- Aim
From the entries below, print exactly the span beginning with the line holding "Give me the matplotlib source for this chart." and ending with the line holding "in range(1, 5)][:29]", endpoints included, and skip any pictures.

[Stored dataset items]
>> start
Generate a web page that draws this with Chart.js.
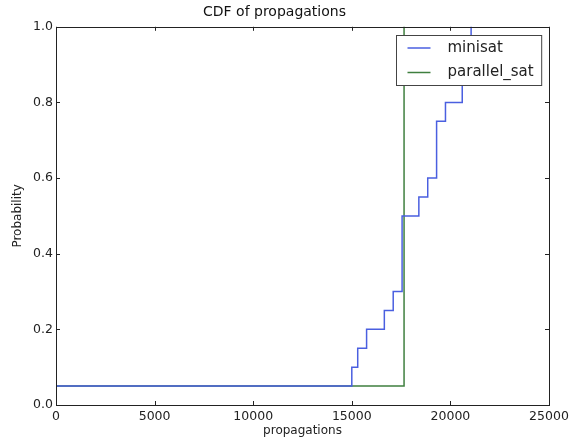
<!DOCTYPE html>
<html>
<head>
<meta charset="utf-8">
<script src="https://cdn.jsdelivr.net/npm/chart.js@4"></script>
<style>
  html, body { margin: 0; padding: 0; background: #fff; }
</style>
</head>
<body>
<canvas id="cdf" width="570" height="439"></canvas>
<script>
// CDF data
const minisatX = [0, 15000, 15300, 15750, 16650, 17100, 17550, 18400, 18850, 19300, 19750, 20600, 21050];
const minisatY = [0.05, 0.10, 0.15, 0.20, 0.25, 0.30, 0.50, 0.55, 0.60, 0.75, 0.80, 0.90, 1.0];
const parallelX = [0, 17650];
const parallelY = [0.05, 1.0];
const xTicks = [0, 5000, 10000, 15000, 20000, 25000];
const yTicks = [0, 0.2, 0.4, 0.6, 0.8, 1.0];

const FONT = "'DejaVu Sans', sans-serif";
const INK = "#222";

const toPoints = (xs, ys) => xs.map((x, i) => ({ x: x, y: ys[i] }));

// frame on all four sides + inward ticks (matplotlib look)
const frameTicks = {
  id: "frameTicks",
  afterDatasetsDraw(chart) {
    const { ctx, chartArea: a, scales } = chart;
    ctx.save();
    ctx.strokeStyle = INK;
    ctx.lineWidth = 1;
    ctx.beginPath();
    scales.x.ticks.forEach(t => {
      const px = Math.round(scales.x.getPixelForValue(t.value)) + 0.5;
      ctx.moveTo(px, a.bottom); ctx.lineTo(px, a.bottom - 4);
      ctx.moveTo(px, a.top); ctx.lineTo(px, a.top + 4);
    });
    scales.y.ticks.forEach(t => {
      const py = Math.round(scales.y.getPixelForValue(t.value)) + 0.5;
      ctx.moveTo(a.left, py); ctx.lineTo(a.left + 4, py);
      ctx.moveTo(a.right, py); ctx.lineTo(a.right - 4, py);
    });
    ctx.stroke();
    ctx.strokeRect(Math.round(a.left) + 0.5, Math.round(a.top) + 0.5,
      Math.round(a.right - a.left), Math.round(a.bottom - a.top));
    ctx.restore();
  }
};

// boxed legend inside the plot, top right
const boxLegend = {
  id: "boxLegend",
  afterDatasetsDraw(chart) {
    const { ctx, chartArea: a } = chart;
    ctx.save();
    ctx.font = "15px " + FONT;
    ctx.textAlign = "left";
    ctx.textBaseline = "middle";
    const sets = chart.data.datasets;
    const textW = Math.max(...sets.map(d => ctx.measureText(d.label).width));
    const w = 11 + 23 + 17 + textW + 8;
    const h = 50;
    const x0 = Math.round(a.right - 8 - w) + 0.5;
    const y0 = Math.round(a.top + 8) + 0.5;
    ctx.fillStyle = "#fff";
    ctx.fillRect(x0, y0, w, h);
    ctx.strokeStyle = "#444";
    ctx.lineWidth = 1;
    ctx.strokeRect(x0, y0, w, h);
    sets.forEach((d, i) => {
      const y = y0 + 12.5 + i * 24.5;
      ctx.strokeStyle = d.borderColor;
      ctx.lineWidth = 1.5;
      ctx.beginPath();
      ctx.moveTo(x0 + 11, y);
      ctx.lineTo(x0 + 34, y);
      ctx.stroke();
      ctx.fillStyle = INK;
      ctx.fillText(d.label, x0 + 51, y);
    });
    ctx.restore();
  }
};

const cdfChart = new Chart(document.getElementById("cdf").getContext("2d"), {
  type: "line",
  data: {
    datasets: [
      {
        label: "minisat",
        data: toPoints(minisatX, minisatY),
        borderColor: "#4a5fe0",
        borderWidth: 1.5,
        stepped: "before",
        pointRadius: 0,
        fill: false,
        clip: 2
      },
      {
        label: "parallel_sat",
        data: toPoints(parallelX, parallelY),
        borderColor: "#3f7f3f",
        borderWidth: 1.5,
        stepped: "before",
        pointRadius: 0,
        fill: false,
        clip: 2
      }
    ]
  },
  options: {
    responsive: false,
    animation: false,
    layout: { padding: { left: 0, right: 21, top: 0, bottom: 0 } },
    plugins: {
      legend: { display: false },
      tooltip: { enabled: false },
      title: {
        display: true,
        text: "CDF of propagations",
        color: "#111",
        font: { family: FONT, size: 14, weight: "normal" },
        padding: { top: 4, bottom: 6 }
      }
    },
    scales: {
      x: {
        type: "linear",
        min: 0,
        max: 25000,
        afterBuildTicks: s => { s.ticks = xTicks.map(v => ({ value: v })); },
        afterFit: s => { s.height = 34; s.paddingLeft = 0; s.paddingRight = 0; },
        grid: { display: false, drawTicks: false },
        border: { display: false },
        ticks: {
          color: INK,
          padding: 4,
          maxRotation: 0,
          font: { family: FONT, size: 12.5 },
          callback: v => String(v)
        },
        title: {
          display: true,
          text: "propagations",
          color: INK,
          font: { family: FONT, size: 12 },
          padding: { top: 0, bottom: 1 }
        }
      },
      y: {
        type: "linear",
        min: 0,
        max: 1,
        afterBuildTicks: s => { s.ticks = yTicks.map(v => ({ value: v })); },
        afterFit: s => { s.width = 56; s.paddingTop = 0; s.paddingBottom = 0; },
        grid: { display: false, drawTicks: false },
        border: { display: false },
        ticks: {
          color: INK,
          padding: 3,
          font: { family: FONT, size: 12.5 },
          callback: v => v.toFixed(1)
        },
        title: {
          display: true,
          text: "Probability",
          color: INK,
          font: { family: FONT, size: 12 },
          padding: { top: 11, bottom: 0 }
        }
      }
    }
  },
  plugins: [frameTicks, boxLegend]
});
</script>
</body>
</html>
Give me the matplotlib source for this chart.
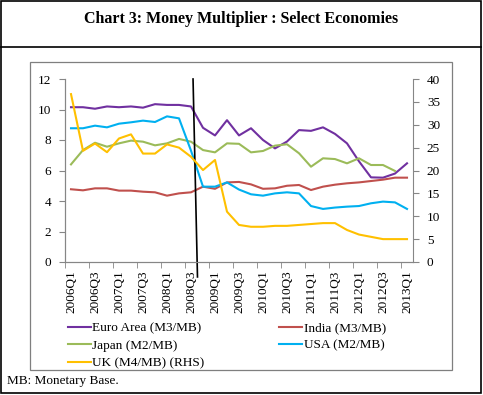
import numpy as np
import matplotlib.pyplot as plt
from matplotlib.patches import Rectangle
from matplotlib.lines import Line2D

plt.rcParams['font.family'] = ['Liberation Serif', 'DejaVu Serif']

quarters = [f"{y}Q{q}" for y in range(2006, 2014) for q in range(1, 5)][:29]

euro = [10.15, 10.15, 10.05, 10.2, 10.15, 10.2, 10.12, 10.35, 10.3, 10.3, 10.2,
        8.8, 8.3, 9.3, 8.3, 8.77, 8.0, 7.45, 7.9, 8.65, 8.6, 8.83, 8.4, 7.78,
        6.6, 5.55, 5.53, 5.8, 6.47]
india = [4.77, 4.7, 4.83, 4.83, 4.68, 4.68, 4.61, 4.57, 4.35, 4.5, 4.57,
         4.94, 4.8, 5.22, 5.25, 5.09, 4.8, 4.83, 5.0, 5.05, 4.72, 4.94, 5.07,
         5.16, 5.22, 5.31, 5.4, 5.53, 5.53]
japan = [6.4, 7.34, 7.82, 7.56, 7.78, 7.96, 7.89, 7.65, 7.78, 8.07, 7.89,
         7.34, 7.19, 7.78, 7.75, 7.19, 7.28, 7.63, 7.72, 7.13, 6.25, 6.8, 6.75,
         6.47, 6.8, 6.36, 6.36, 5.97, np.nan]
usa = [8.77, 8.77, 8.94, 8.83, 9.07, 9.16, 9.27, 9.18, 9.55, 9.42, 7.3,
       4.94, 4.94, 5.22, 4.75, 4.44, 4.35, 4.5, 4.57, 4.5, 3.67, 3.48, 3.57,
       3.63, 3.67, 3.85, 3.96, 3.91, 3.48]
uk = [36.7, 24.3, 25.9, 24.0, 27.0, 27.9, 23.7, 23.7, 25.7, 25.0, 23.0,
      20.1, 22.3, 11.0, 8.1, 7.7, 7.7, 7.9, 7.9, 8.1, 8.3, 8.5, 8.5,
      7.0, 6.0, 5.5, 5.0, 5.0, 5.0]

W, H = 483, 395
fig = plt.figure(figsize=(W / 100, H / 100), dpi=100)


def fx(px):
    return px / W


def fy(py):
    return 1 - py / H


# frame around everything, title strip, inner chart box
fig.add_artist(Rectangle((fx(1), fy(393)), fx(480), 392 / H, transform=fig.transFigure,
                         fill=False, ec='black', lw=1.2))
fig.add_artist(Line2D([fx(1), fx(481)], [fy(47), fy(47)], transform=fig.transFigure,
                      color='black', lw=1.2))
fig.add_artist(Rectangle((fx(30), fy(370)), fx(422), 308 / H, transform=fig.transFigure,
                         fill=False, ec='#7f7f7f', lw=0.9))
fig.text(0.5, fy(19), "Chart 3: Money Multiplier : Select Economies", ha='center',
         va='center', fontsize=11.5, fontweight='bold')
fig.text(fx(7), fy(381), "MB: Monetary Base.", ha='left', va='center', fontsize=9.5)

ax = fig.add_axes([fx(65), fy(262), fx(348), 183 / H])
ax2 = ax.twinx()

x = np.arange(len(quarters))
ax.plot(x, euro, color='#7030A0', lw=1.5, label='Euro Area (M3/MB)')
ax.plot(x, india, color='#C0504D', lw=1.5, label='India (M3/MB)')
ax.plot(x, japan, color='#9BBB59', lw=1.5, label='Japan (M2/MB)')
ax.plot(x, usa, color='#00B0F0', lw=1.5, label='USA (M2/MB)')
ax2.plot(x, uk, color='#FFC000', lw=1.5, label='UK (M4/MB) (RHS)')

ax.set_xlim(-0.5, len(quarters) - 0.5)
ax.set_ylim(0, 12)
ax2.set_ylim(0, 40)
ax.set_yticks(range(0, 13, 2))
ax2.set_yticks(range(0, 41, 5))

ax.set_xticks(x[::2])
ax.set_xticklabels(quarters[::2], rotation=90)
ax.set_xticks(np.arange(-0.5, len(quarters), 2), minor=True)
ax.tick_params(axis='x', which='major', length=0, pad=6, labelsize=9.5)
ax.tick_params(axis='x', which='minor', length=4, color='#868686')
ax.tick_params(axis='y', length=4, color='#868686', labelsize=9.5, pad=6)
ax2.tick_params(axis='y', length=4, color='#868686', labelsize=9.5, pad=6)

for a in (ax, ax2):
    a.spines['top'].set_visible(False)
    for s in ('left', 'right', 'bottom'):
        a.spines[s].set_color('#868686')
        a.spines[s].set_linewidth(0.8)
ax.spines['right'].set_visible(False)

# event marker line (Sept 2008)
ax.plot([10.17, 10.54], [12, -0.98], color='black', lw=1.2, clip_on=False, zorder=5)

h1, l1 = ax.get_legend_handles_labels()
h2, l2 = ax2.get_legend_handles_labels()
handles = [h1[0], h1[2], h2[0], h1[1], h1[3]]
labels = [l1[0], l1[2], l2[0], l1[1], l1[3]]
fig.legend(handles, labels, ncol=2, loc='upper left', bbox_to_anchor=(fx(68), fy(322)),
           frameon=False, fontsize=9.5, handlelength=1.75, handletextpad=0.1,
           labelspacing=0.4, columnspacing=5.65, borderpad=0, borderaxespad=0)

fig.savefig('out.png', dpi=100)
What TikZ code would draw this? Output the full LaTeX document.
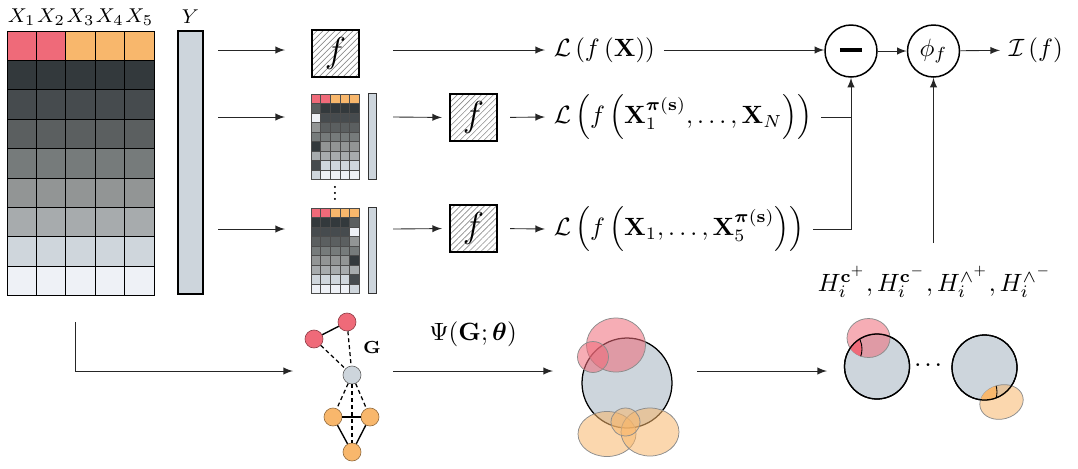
>> end
- The solution
Give me the matplotlib source for this chart.
import numpy as np
import matplotlib.pyplot as plt
from matplotlib.patches import Rectangle
from matplotlib.lines import Line2D

plt.rcParams['font.family'] = ['Liberation Serif', 'DejaVu Serif']

quarters = [f"{y}Q{q}" for y in range(2006, 2014) for q in range(1, 5)][:29]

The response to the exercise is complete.